Exercise material
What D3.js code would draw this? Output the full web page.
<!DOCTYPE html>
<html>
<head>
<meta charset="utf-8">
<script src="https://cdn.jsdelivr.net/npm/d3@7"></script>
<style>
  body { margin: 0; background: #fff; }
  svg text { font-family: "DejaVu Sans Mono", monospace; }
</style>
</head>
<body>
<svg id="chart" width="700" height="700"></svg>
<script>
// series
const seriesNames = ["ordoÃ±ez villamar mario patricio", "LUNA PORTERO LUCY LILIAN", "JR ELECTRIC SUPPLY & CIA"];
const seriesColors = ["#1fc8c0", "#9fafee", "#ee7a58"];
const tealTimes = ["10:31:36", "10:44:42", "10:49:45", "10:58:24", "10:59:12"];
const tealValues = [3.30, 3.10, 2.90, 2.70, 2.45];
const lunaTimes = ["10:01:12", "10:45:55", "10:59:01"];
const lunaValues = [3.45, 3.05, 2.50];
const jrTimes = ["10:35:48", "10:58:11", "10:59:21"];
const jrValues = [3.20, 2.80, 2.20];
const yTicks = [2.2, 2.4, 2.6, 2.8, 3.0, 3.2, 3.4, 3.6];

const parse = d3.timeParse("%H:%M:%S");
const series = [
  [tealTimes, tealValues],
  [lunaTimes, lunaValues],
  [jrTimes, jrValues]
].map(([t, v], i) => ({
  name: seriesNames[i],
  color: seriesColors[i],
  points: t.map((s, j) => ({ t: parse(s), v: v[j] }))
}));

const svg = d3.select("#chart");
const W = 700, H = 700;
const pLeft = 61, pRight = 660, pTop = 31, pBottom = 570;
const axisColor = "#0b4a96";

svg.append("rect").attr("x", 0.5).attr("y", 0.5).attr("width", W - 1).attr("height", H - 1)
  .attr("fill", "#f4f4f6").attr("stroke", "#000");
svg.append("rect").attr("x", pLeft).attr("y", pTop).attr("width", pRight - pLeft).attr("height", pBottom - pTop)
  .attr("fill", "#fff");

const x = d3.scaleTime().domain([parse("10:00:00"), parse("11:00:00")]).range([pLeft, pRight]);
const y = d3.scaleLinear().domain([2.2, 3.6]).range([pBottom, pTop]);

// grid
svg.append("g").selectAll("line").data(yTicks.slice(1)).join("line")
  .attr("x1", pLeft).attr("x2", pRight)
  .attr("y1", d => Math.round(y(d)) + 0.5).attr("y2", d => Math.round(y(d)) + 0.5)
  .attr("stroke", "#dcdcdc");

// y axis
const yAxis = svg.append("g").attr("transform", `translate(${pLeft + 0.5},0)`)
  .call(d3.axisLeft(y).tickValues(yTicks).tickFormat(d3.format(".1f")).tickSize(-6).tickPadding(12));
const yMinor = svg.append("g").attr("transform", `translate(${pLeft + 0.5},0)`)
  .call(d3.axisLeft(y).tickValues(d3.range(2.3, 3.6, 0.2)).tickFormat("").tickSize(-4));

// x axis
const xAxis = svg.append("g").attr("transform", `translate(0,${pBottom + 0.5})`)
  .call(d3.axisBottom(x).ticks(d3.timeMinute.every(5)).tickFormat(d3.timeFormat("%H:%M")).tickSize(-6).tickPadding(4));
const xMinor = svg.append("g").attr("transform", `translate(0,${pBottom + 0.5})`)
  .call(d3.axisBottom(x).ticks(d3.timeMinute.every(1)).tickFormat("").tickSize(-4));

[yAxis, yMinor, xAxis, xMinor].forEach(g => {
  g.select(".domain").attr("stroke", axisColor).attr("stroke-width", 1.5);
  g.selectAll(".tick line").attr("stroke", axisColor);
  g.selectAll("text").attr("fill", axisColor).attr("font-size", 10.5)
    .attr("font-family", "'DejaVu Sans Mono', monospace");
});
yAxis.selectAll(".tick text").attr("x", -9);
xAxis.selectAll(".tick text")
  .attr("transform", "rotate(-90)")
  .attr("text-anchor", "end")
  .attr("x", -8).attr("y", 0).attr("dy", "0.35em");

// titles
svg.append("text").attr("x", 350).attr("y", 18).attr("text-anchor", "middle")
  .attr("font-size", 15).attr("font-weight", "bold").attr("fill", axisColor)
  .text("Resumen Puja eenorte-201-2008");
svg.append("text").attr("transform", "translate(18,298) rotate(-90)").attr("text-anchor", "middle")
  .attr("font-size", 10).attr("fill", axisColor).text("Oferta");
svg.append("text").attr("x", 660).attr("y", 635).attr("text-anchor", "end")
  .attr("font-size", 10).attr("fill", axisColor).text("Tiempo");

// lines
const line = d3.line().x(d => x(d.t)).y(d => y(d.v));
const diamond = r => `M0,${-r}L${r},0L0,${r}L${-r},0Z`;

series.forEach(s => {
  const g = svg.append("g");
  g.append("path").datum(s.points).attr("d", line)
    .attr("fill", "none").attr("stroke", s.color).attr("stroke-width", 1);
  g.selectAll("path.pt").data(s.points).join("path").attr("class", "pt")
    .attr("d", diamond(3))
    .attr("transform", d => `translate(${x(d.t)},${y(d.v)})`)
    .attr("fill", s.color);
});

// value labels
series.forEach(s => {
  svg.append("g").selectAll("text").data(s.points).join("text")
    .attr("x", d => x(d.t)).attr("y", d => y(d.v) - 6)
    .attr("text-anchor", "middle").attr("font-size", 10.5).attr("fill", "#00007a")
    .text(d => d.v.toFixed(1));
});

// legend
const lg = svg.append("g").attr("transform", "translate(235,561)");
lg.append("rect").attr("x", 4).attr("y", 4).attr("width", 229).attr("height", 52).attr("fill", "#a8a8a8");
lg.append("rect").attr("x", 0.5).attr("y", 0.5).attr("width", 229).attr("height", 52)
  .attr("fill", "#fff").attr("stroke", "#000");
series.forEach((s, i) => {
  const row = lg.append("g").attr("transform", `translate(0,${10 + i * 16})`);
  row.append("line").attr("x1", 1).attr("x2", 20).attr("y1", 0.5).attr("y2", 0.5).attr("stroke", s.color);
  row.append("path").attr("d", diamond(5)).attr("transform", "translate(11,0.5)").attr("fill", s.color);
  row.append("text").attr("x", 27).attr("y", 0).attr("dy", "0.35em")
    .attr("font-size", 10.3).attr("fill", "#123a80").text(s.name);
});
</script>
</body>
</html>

...

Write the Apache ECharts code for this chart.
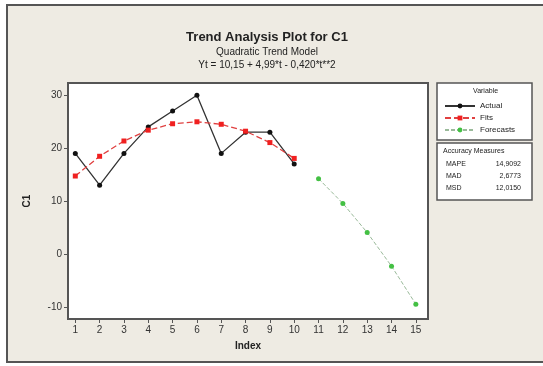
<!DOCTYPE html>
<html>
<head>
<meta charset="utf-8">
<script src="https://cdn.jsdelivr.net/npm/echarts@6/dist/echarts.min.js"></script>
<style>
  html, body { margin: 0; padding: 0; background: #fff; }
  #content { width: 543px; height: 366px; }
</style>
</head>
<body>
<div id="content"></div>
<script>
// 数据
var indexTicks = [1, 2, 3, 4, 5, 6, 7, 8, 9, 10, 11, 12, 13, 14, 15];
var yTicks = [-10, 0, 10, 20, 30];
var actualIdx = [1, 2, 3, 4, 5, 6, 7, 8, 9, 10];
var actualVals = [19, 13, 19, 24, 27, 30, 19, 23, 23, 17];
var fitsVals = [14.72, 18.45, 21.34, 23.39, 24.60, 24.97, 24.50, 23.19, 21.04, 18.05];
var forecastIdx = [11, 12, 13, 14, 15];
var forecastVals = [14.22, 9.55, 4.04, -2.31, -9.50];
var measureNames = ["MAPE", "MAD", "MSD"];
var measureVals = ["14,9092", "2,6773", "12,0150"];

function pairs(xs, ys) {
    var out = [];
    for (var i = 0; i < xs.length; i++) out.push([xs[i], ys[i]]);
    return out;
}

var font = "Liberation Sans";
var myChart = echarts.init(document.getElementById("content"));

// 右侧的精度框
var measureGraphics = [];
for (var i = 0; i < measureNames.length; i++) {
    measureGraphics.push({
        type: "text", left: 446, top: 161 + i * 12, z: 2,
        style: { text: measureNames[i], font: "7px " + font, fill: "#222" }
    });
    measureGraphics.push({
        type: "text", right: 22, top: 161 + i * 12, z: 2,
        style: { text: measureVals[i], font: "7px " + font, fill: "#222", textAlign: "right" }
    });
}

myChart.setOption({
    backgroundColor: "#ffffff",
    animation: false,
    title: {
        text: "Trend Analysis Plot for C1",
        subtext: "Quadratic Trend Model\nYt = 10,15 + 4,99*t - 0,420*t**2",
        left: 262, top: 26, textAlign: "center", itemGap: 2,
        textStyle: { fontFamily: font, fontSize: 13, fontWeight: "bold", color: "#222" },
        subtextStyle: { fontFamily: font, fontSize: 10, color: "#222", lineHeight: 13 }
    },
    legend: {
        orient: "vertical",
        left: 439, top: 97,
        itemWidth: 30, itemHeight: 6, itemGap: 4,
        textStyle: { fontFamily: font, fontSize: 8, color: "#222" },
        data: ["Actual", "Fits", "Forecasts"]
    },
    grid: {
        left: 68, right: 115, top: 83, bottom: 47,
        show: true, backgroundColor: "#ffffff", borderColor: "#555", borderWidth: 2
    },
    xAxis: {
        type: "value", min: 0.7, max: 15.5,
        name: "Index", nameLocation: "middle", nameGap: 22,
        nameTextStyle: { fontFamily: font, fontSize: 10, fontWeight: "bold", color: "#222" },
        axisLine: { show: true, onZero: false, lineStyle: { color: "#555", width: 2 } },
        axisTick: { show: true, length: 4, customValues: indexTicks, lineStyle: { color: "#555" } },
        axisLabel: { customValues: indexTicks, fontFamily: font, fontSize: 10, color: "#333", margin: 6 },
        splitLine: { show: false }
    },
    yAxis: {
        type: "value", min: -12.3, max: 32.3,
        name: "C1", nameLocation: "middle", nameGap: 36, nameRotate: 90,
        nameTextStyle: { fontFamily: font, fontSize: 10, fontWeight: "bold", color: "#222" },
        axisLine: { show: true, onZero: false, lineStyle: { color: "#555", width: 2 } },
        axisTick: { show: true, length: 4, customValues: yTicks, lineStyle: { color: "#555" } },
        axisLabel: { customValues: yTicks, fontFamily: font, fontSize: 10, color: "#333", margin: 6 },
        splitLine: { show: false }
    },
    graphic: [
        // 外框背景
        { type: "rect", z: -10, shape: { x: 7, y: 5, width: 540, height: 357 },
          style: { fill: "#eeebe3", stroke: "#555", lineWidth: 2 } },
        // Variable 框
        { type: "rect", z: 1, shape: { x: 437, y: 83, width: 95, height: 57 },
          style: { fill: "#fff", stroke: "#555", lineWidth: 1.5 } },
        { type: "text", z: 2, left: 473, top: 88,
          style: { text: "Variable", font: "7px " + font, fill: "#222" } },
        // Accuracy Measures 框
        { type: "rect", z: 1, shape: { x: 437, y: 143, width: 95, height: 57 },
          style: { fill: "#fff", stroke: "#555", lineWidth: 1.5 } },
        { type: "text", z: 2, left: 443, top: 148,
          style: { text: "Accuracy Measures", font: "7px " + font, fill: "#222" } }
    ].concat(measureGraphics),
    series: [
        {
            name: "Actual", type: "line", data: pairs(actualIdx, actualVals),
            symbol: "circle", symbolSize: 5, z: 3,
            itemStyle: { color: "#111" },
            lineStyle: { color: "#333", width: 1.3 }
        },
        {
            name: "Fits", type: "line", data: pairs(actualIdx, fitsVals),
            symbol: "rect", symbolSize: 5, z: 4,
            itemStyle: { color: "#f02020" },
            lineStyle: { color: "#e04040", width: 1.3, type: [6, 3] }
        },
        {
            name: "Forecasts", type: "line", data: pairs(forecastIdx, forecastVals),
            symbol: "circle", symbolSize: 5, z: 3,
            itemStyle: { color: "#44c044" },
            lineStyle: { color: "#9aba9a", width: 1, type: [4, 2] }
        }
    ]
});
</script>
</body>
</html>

What you will do
For the entries shown above, give the number of lines that include the word "this", without any other text.

Exercise solution
2